The complement match option also offers great opportunity to advertisers. Many keywords will not get impressions in PPC if the product is not deemed relevant at all. However, many products have a wider range of relevance through the complement match.

A great illustration of this is in a search for “sunglasses” the returned result of “eyeglass soft cases.”

Irrelevant

Just as exact matches indicate search results that match the query exactly, irrelevant results are deemed entirely not relevant. Now, one may think that the reason Amazon employs humans to go back and check search results is to ensure that irrelevant results are being eliminated.

Interestingly that isn’t always the case. Amazon actually purposefully includes irrelevant results (typically toward the bottom of search result pages) in an effort to remain consistent with its promise to offer everything from A to Z.

A terrific example of this might be the search “gift for 8 year old girl” resulting in a wifi-extender. Arguably it is difficult to build a case on how such a product is relevant here.

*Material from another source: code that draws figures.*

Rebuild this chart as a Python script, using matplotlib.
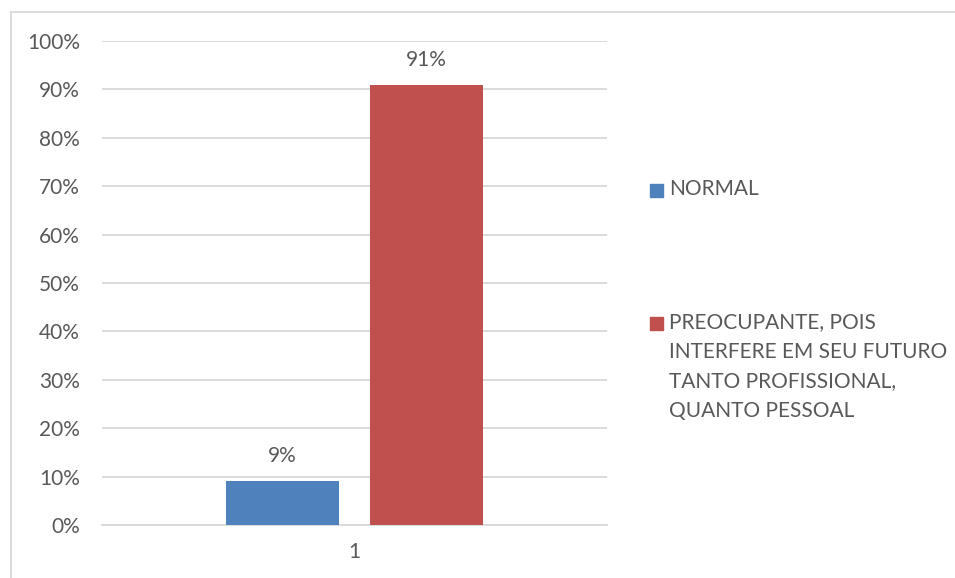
import matplotlib.pyplot as plt
from matplotlib.patches import Rectangle
from matplotlib.ticker import PercentFormatter

categories = ['1']
series_names = ['NORMAL',
                'PREOCUPANTE, POIS\nINTERFERE EM SEU FUTURO\nTANTO PROFISSIONAL,\nQUANTO PESSOAL']
values = [9, 91]
colors = ['#4f81bd', '#c0504d']
text_color = '#595959'

plt.rcParams['font.family'] = ['Lato', 'DejaVu Sans']

fig = plt.figure(figsize=(9.55, 5.78), dpi=100)
W, H = 955, 578
ax = fig.add_axes([102 / W, 1 - 525 / H, (607 - 102) / W, (525 - 41) / H])

offsets = [-0.1426, 0.1426]
width = 0.222
for name, v, c, off in zip(series_names, values, colors, offsets):
    ax.bar(1 + off, v, width=width, color=c, zorder=3)
    ax.annotate(f'{v}%', (1 + off, v), xytext=(0, 18), textcoords='offset points',
                ha='center', va='center', fontsize=15, color=text_color)

ax.set_xlim(0.5, 1.5)
ax.set_ylim(0, 100)
ax.set_yticks(range(0, 101, 10))
ax.yaxis.set_major_formatter(PercentFormatter(decimals=0))
ax.set_xticks([1])
ax.set_xticklabels(categories)
ax.grid(axis='y', color='#d9d9d9', linewidth=1.3, zorder=0)
for s in ['top', 'right', 'left']:
    ax.spines[s].set_visible(False)
ax.spines['bottom'].set_color('#d9d9d9')
ax.spines['bottom'].set_linewidth(1.3)
ax.tick_params(length=0, labelsize=15, colors=text_color)
ax.tick_params(axis='y', pad=16)
ax.tick_params(axis='x', pad=12)

# legend drawn by hand so the square sits on the first line
leg_y = [190, 323]
for name, c, y in zip(series_names, colors, leg_y):
    fig.patches.append(Rectangle((650 / W, 1 - (y + 7) / H), 13 / W, 13 / H,
                                 transform=fig.transFigure, color=c))
    fig.text(669 / W, 1 - (y - 11) / H, name, ha='left', va='top', fontsize=15,
             color=text_color, linespacing=1.6)

# chart border
fig.patches.append(Rectangle((10.5 / W, -0.05), 1.1, 1 - 11.5 / H + 0.05,
                             transform=fig.transFigure, fill=False,
                             edgecolor='#d9d9d9', linewidth=1.3))

fig.savefig('out.png', dpi=100)
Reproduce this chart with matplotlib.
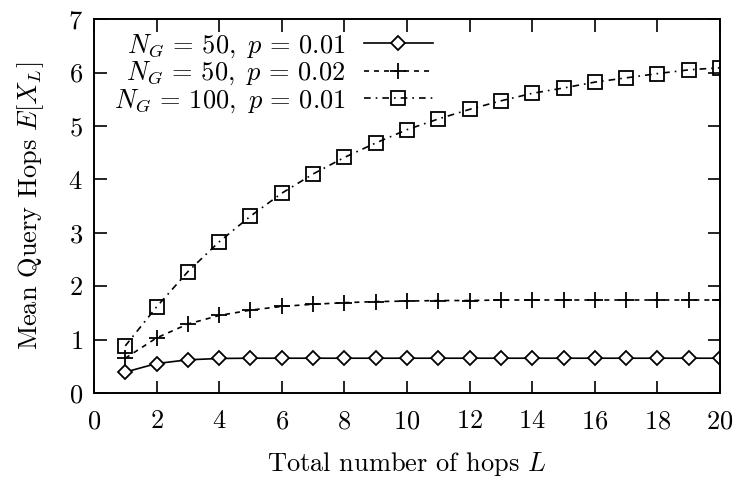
import matplotlib
matplotlib.use("Agg")
import matplotlib.pyplot as plt

# Datos
L = list(range(1, 21))
hops_50_001 = [0.39, 0.55, 0.62, 0.645, 0.65, 0.65, 0.65, 0.65, 0.65, 0.65,
               0.65, 0.65, 0.65, 0.65, 0.65, 0.65, 0.65, 0.65, 0.65, 0.65]
hops_50_002 = [0.65, 1.03, 1.29, 1.45, 1.55, 1.62, 1.66, 1.69, 1.71, 1.72,
               1.73, 1.73, 1.74, 1.74, 1.74, 1.74, 1.74, 1.74, 1.74, 1.74]
hops_100_001 = [0.88, 1.61, 2.27, 2.83, 3.31, 3.74, 4.10, 4.41, 4.68, 4.93,
                5.13, 5.31, 5.47, 5.61, 5.71, 5.82, 5.90, 5.98, 6.05, 6.09]
labels = [r"$N_G \,=\, 50,\ p \,=\, 0.01$",
          r"$N_G \,=\, 50,\ p \,=\, 0.02$",
          r"$N_G \,=\, 100,\ p \,=\, 0.01$"]

plt.rcParams["font.family"] = "serif"
plt.rcParams["font.serif"] = ["cmr10"]
plt.rcParams["mathtext.fontset"] = "cm"
plt.rcParams["axes.formatter.use_mathtext"] = True
plt.rcParams["font.size"] = 19

fig = plt.figure(figsize=(7.34, 4.78), dpi=100)
ax = fig.add_axes([0.128, 0.178, 0.853, 0.782])

ax.plot(L, hops_50_001, color="black", lw=1.2, marker="D", ms=7,
        mfc="white", mec="black", mew=1.3, label=labels[0])
ax.plot(L, hops_50_002, color="black", lw=1.2, ls=(0, (3, 3)), marker="+",
        ms=11, mew=1.3, label=labels[1])
ax.plot(L, hops_100_001, color="black", lw=1.2, ls=(0, (4, 3, 1, 3)),
        marker="s", ms=10, mfc="none", mec="black", mew=1.3, label=labels[2])

ax.set_xlim(0, 20)
ax.set_ylim(0, 7)
ax.set_xticks(range(0, 21, 2))
ax.set_yticks(range(0, 8))
ax.tick_params(direction="in", top=True, right=True, length=9, width=1.2)
ax.tick_params(axis="x", pad=12)
ax.tick_params(axis="y", pad=8)
for s in ax.spines.values():
    s.set_linewidth(1.4)

ax.set_xlabel(r"Total number of hops $L$", labelpad=12)
ax.set_ylabel(r"Mean Query Hops $E[X_L]$", labelpad=16)

ax.legend(loc="upper right", frameon=False, markerfirst=False,
          handlelength=2.6, handletextpad=0.7, labelspacing=0.0,
          borderaxespad=0.1, bbox_to_anchor=(0.562, 1.0))

plt.savefig("out.png", dpi=100)
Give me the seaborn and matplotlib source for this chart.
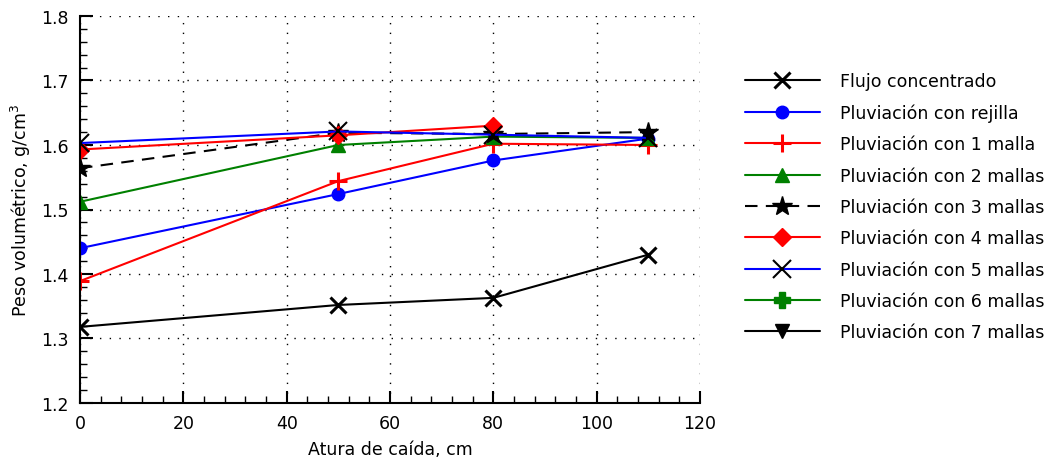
import numpy as np
import matplotlib
matplotlib.use("Agg")
import matplotlib.pyplot as plt
import seaborn as sns
from matplotlib.ticker import MultipleLocator, AutoMinorLocator

# Data
altura = [0, 50, 80, 110]
flujo_concentrado = [1.318, 1.352, 1.363, 1.430]
pluv_rejilla = [1.440, 1.524, 1.576, 1.610]
pluv_1_malla = [1.389, 1.544, 1.602, 1.600]
pluv_2_mallas = [1.512, 1.600, 1.613, 1.611]
pluv_3_mallas = [1.564, 1.619, 1.617, 1.620]
pluv_4_mallas = [1.593, 1.615, 1.630, np.nan]
pluv_5_mallas = [1.603, 1.621, 1.616, 1.611]
pluv_6_mallas = []
pluv_7_mallas = []

sns.set_style("ticks")
plt.rcParams['font.family'] = ['DejaVu Sans']
plt.rcParams.update({"text.color": "black", "axes.labelcolor": "black",
                     "xtick.color": "black", "ytick.color": "black",
                     "axes.edgecolor": "black"})

fig = plt.figure(figsize=(10.57, 4.77), dpi=100)
ax = fig.add_axes([80/1057, 73/477, 620/1057, 387/477])

series = [
    ("Flujo concentrado", flujo_concentrado, dict(color="black", marker="x", mec="black", ms=11, mew=2.2)),
    ("Pluviación con rejilla", pluv_rejilla, dict(color="blue", marker="o", mec="blue", ms=9, mew=1)),
    ("Pluviación con 1 malla", pluv_1_malla, dict(color="red", marker="+", mec="red", ms=13, mew=2.2)),
    ("Pluviación con 2 mallas", pluv_2_mallas, dict(color="green", marker="^", mec="green", ms=10, mew=1)),
    ("Pluviación con 3 mallas", pluv_3_mallas, dict(color="black", marker="*", mec="black", ms=15, mew=1, dashes=(6, 4))),
    ("Pluviación con 4 mallas", pluv_4_mallas, dict(color="red", marker="D", mec="red", ms=9, mew=1)),
    ("Pluviación con 5 mallas", pluv_5_mallas, dict(color="blue", marker="x", mec="black", ms=13, mew=1.5)),
]

for label, vals, kw in series:
    sns.lineplot(x=altura, y=vals, ax=ax, label=label, linewidth=1.5, **kw)

# series without visible points (legend entries only)
ax.plot(altura[:len(pluv_6_mallas)], pluv_6_mallas, color="green", marker="P",
        ms=11, mec="green", lw=1.5, label="Pluviación con 6 mallas")
ax.plot(altura[:len(pluv_7_mallas)], pluv_7_mallas, color="black", marker="v",
        ms=10, mec="black", lw=1.5, label="Pluviación con 7 mallas")

ax.set_xlim(0, 120)
ax.set_ylim(1.2, 1.8)
ax.xaxis.set_major_locator(MultipleLocator(20))
ax.xaxis.set_minor_locator(AutoMinorLocator(5))
ax.yaxis.set_major_locator(MultipleLocator(0.1))
ax.yaxis.set_minor_locator(AutoMinorLocator(5))
ax.tick_params(which="major", direction="in", length=9, width=1.5, labelsize=12.5, pad=8)
ax.tick_params(which="minor", direction="in", length=5, width=1)
ax.grid(True, which="major", linestyle=(0, (1, 6)), color="black", linewidth=1)
sns.despine(ax=ax)
ax.spines["left"].set_linewidth(1.5)
ax.spines["bottom"].set_linewidth(1.5)

ax.set_xlabel("Atura de caída, cm", fontsize=12.5, labelpad=6)
ax.set_ylabel("Peso volumétrico, g/cm$^3$", fontsize=12.5, labelpad=6)

handles, labels = ax.get_legend_handles_labels()
ax.get_legend().remove()
fig.legend(handles, labels, loc="upper left", bbox_to_anchor=(745/1057, 1 - 73/477),
           frameon=False, fontsize=12.5, handlelength=4.3, handletextpad=1.15,
           labelspacing=0.77, borderpad=0, borderaxespad=0)

fig.savefig("out.png", dpi=100)
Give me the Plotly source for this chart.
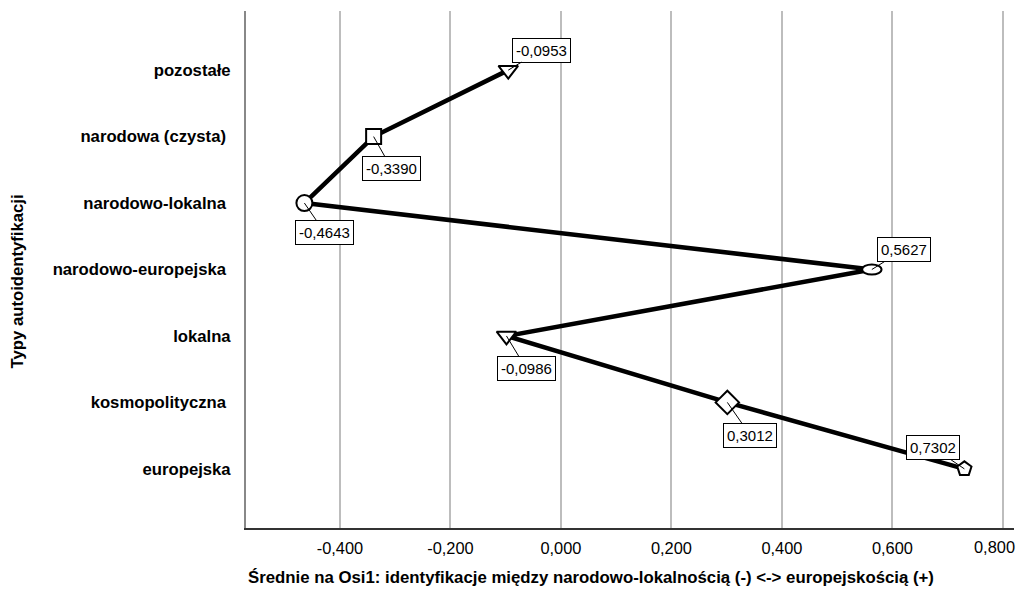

How Can Sellers Use This Information?

The million-dollar question is, how can sellers use this information to gain an advantage?

Well, knowing how Amazon defines and categorizes relevance will allow sellers to predict where listings may organically rank, how difficult it might be to rank for a keyword, what type of impressions to expect in PPC campaigns, and much more.

Basically, this helps sellers predict costs and efforts more accurately in their pursuit to dominate their category.

Is the keyword you are targeting in your rank campaign considered an exact match, or a substitute? Can you target complement keywords in PPC successfully? Which keywords you are paying for traffic to may be considered irrelevant entirely?

This knowledge is precisely the element necessary to make data-informed decisions.